REQUIRED WORK: Wherever "chart" appears in a line, list that line.

DATA SHOWN:
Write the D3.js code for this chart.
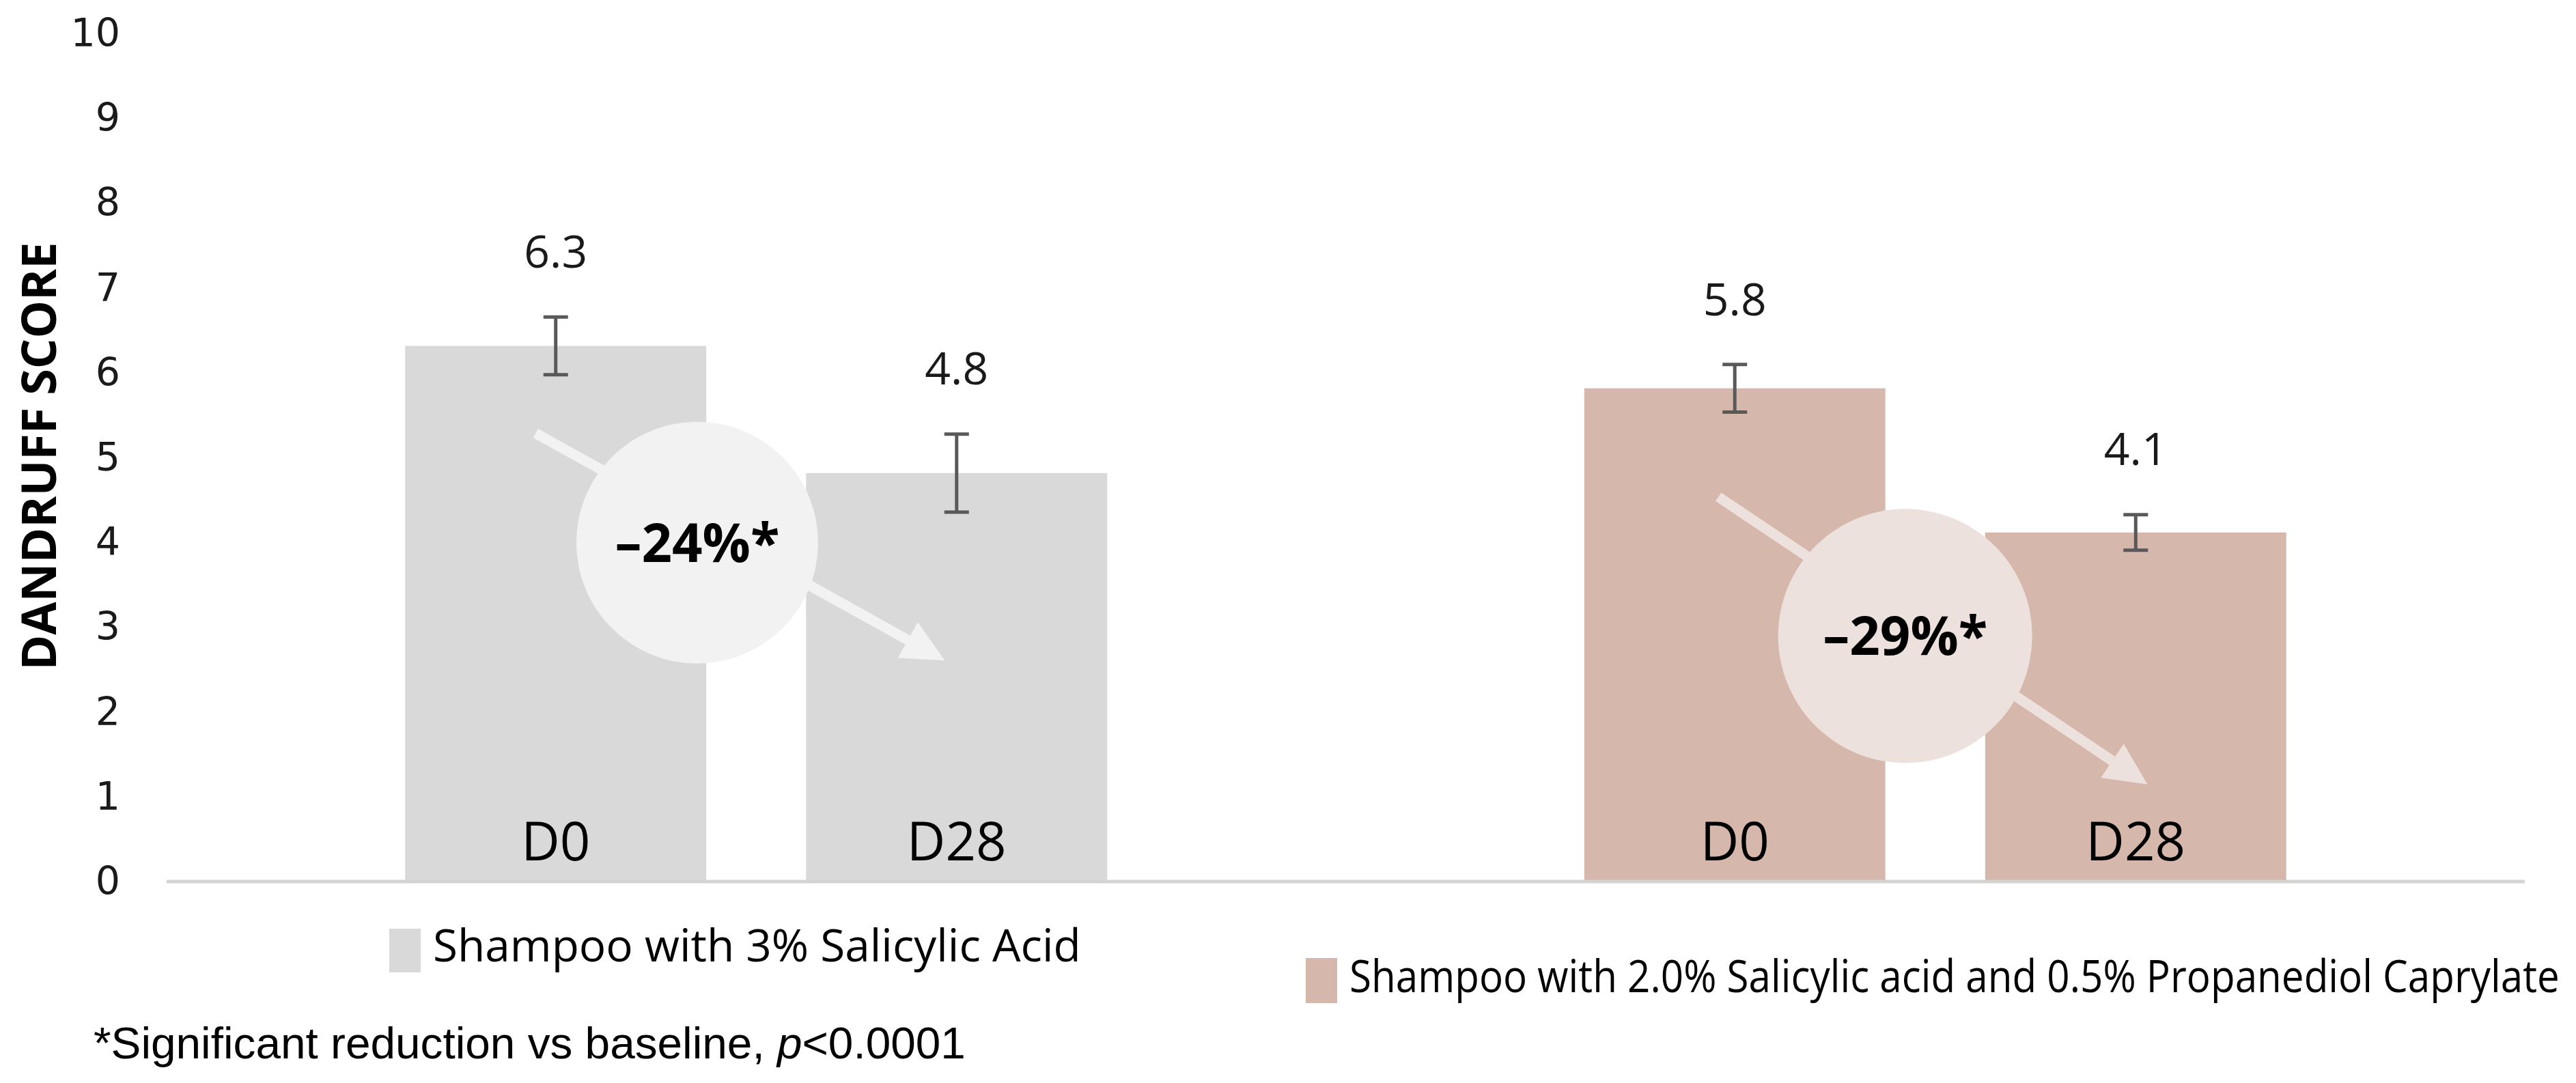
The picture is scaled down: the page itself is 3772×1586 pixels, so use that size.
<!DOCTYPE html>
<html>
<head>
<meta charset="utf-8">
<script src="https://cdn.jsdelivr.net/npm/d3@7"></script>
<style>
  html, body { margin: 0; padding: 0; background: #ffffff; }
  svg { display: block; }
</style>
</head>
<body>
<svg id="chart" width="3772" height="1586"></svg>
<script>
// ---------------- DATA ----------------
const groups = ["Shampoo with 3% Salicylic Acid",
                "Shampoo with 2.0% Salicylic acid and 0.5% Propanediol Caprylate"];
const timepoints = ["D0", "D28"];
const scoresSalicylic = [6.3, 4.8];
const scoresCaprylate = [5.8, 4.1];
const errorSalicylic = [0.34, 0.46];
const errorCaprylate = [0.28, 0.21];
const reductionLabels = ["\u201324%*", "\u201329%*"];
const yTickValues = [0, 1, 2, 3, 4, 5, 6, 7, 8, 9, 10];
const yAxisTitle = "DANDRUFF SCORE";
const footnoteText = "*Significant reduction vs baseline, ";
const footnoteP = "p";
const footnoteTail = "<0.0001";

// ---------------- LAYOUT / STYLE ----------------
const W = 3772, H = 1586;
const plotLeft = 244, plotRight = 3697, plotTop = 47, plotBottom = 1289;
const barColors = ["#d9d9d9", "#d5b7ab"];
const badgeColors = ["#f2f2f2", "#ede1dd"];
const errColor = "#595959";

// annotation layout: x as fraction of group band, y in data units
const annotationLayout = [
  { start: [0.313, 5.27], end: [0.660, 2.59], center: [0.450, 3.98], r: 177 },
  { start: [0.316, 4.52], end: [0.680, 1.13], center: [0.4745, 2.88], r: 186 }
];

const series = [scoresSalicylic, scoresCaprylate];
const errors = [errorSalicylic, errorCaprylate];

const svg = d3.select("#chart");
svg.append("rect").attr("width", W).attr("height", H).attr("fill", "#ffffff");

// horizontally squeeze a text element (anchored at its start x) to a target width
function fitWidth(sel, x, yy, target) {
  const w = sel.node().getComputedTextLength();
  const k = target / w;
  sel.attr("x", 0).attr("y", 0)
     .attr("transform", `translate(${x},${yy}) scale(${k},1)`);
}

const y = d3.scaleLinear().domain([0, 10]).range([plotBottom, plotTop]);
const x0 = d3.scaleBand().domain(groups).range([plotLeft, plotRight]).paddingInner(0).paddingOuter(0);
const x1 = d3.scaleBand().domain(timepoints).range([0, x0.bandwidth()])
  .paddingInner(0.249).paddingOuter(0.595);

// ---- Y axis (no line, no ticks) ----
const yAxis = d3.axisLeft(y).tickValues(yTickValues).tickSize(0).tickPadding(0).tickFormat(d3.format("d"));
const yAxisG = svg.append("g").attr("transform", `translate(176,0)`).call(yAxis);
yAxisG.select(".domain").remove();
yAxisG.selectAll("text")
  .attr("font-family", "'DejaVu Sans', Verdana, sans-serif")
  .attr("font-size", 57)
  .attr("fill", "#1a1a1a")
  .attr("dy", "0.36em");

// y axis title (rotated, squeezed to reference length)
const yt = svg.append("text")
  .attr("text-anchor", "middle")
  .attr("font-family", "'Open Sans', 'Noto Sans', sans-serif")
  .attr("font-weight", 700)
  .attr("font-size", 70)
  .attr("fill", "#000")
  .text(yAxisTitle);
{
  const w = yt.node().getComputedTextLength();
  yt.attr("transform", `translate(82,668) rotate(-90) scale(${627 / w},1)`);
}

// ---- Bars ----
const rows = [];
groups.forEach((g, gi) => timepoints.forEach((t, ti) => rows.push({
  group: g, gi, time: t, value: series[gi][ti], err: errors[gi][ti]
})));

const gBars = svg.append("g");
gBars.selectAll("rect.bar").data(rows).join("rect")
  .attr("class", "bar")
  .attr("x", d => x0(d.group) + x1(d.time))
  .attr("width", x1.bandwidth())
  .attr("y", d => y(d.value))
  .attr("height", d => y(0) - y(d.value))
  .attr("fill", d => barColors[d.gi]);

// x axis baseline
svg.append("line")
  .attr("x1", plotLeft).attr("x2", plotRight)
  .attr("y1", y(0) + 2).attr("y2", y(0) + 2)
  .attr("stroke", "#d3d3d3").attr("stroke-width", 5);

// ---- Arrows + badges ----
annotationLayout.forEach((a, gi) => {
  const g = groups[gi];
  const px = f => x0(g) + f * x0.bandwidth();
  const sx = px(a.start[0]), sy = y(a.start[1]);
  const ex = px(a.end[0]), ey = y(a.end[1]);
  const ang = Math.atan2(ey - sy, ex - sx);
  const headLen = 62, headHalf = 30;
  const bx = ex - headLen * Math.cos(ang), by = ey - headLen * Math.sin(ang);
  svg.append("line")
    .attr("x1", sx).attr("y1", sy).attr("x2", bx).attr("y2", by)
    .attr("stroke", badgeColors[gi]).attr("stroke-width", 15);
  const nx = -Math.sin(ang), ny = Math.cos(ang);
  svg.append("path")
    .attr("d", `M${ex},${ey} L${bx + nx * headHalf},${by + ny * headHalf} L${bx - nx * headHalf},${by - ny * headHalf} Z`)
    .attr("fill", badgeColors[gi]);
  const cx = px(a.center[0]), cy = y(a.center[1]);
  svg.append("circle").attr("cx", cx).attr("cy", cy).attr("r", a.r).attr("fill", badgeColors[gi]);
  svg.append("text")
    .attr("x", cx).attr("y", cy).attr("dy", "0.36em")
    .attr("text-anchor", "middle")
    .attr("font-family", "'Open Sans', 'Noto Sans', sans-serif")
    .attr("font-weight", 700)
    .attr("font-size", 78)
    .attr("fill", "#000")
    .text(reductionLabels[gi]);
});

// ---- Error bars ----
const capHalf = 18;
const gErr = svg.append("g").attr("stroke", errColor).attr("stroke-width", 5);
rows.forEach(d => {
  const cx = x0(d.group) + x1(d.time) + x1.bandwidth() / 2;
  const top = y(d.value + d.err), bot = y(d.value - d.err);
  gErr.append("line").attr("x1", cx).attr("x2", cx).attr("y1", top).attr("y2", bot);
  gErr.append("line").attr("x1", cx - capHalf).attr("x2", cx + capHalf).attr("y1", top).attr("y2", top);
  gErr.append("line").attr("x1", cx - capHalf).attr("x2", cx + capHalf).attr("y1", bot).attr("y2", bot);
});

// ---- Value labels ----
svg.append("g").selectAll("text").data(rows).join("text")
  .attr("x", d => x0(d.group) + x1(d.time) + x1.bandwidth() / 2)
  .attr("y", d => y(d.value + d.err) - 96)
  .attr("dy", "0.36em")
  .attr("text-anchor", "middle")
  .attr("font-family", "'Open Sans', 'Noto Sans', sans-serif")
  .attr("font-size", 66)
  .attr("fill", "#1a1a1a")
  .text(d => d3.format(".1f")(d.value));

// ---- Timepoint labels inside bars ----
svg.append("g").selectAll("text").data(rows).join("text")
  .attr("x", d => x0(d.group) + x1(d.time) + x1.bandwidth() / 2)
  .attr("y", y(0) - 29)
  .attr("text-anchor", "middle")
  .attr("font-family", "'Open Sans', 'Noto Sans', sans-serif")
  .attr("font-size", 78)
  .attr("fill", "#000")
  .text(d => d.time);

// ---- Legend ----
const legendItems = [
  { x: 570, y: 1360, sw: 46, sh: 64, tx: 634, ty: 1408, len: 949 },
  { x: 1912, y: 1403, sw: 46, sh: 66, tx: 1976, ty: 1453, len: 1772 }
];
groups.forEach((g, gi) => {
  const L = legendItems[gi];
  svg.append("rect").attr("x", L.x).attr("y", L.y).attr("width", L.sw).attr("height", L.sh)
    .attr("fill", barColors[gi]);
  const t = svg.append("text")
    .attr("font-family", "'Open Sans', 'Noto Sans', sans-serif")
    .attr("font-size", 66)
    .attr("fill", "#000")
    .text(g);
  fitWidth(t, L.tx, L.ty, L.len);
});

// ---- Footnote ----
const fn = svg.append("text")
  .attr("font-family", "'Liberation Sans', Arial, sans-serif")
  .attr("font-size", 64)
  .attr("fill", "#000");
fn.append("tspan").text(footnoteText);
fn.append("tspan").attr("font-style", "italic").text(footnoteP);
fn.append("tspan").text(footnoteTail);
fitWidth(fn, 137, 1550, 1277);
</script>
</body>
</html>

RIGHT ANSWER:
Write the D3.js code for this chart.
<svg id="chart" width="3772" height="1586"></svg>
const svg = d3.select("#chart");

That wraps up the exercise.